The biggest time sink in any ML pipeline isn’t the model. It’s getting data where it needs to go without setting your infrastructure on fire. That’s why pairing Google Pub/Sub with PyTorch has quietly become a power move for teams who care about clean, event-driven training workflows.
Google Pub/Sub handles asynchronous messaging like a disciplined relay runner, passing data between services with low latency and guaranteed delivery. PyTorch handles model training with dynamic computation graphs and GPU acceleration. Combine the two, and you have a system where inference requests, training triggers, and telemetry updates flow continuously without brittle handoffs.

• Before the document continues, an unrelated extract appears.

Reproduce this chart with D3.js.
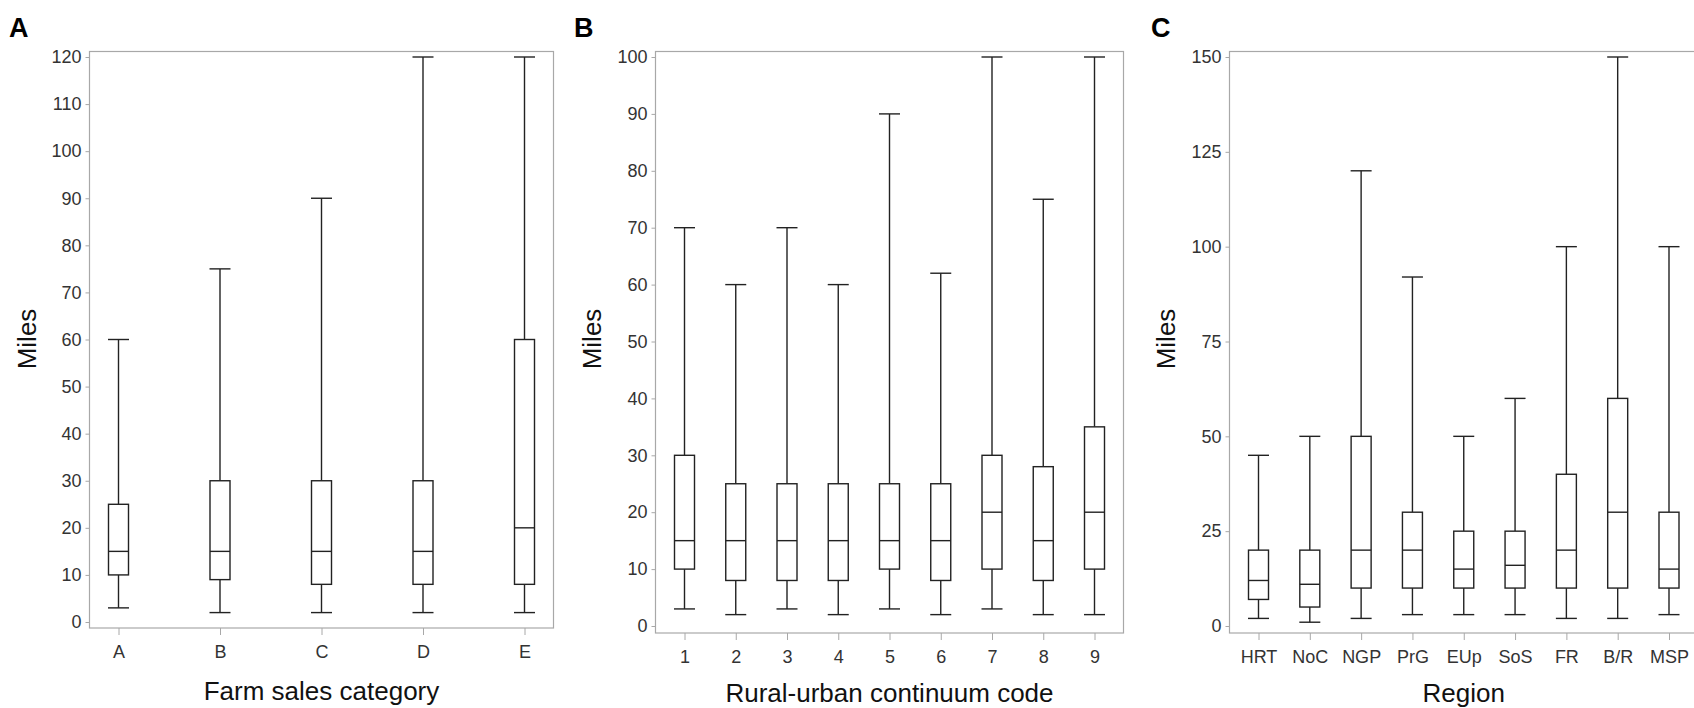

At its core, Google Pub/Sub PyTorch integration is simple. Pub/Sub publishes and subscribes to messages that represent model events or data batches. PyTorch consumes those messages to train, test, or infer. The result feels like streaming ML — real-time updates, minimal idle GPU time, and far fewer retries. The trick lies in wiring the permissions and data format so neither system second-guesses the other.
Set up the publisher in your cloud function or application layer. Each message carries structured sample data or metadata pointing to a storage bucket. On the other end, a PyTorch worker or trainer subscribes to that topic using a lightweight client library, authenticating with a service account linked through IAM. Once a message arrives, PyTorch loads the payload, performs its compute, and optionally pushes back a result message to another topic — maybe an evaluation score or checkpoint path.
To keep things healthy, rotate service account keys and use fine-grained roles instead of project-wide permissions. Validate payload shapes early to avoid silent crashes in your training loop. For large-scale workflows, buffer messages in batches and enable flow control to prevent sudden spikes. You’ll get predictable throughput and less cloud billing drama.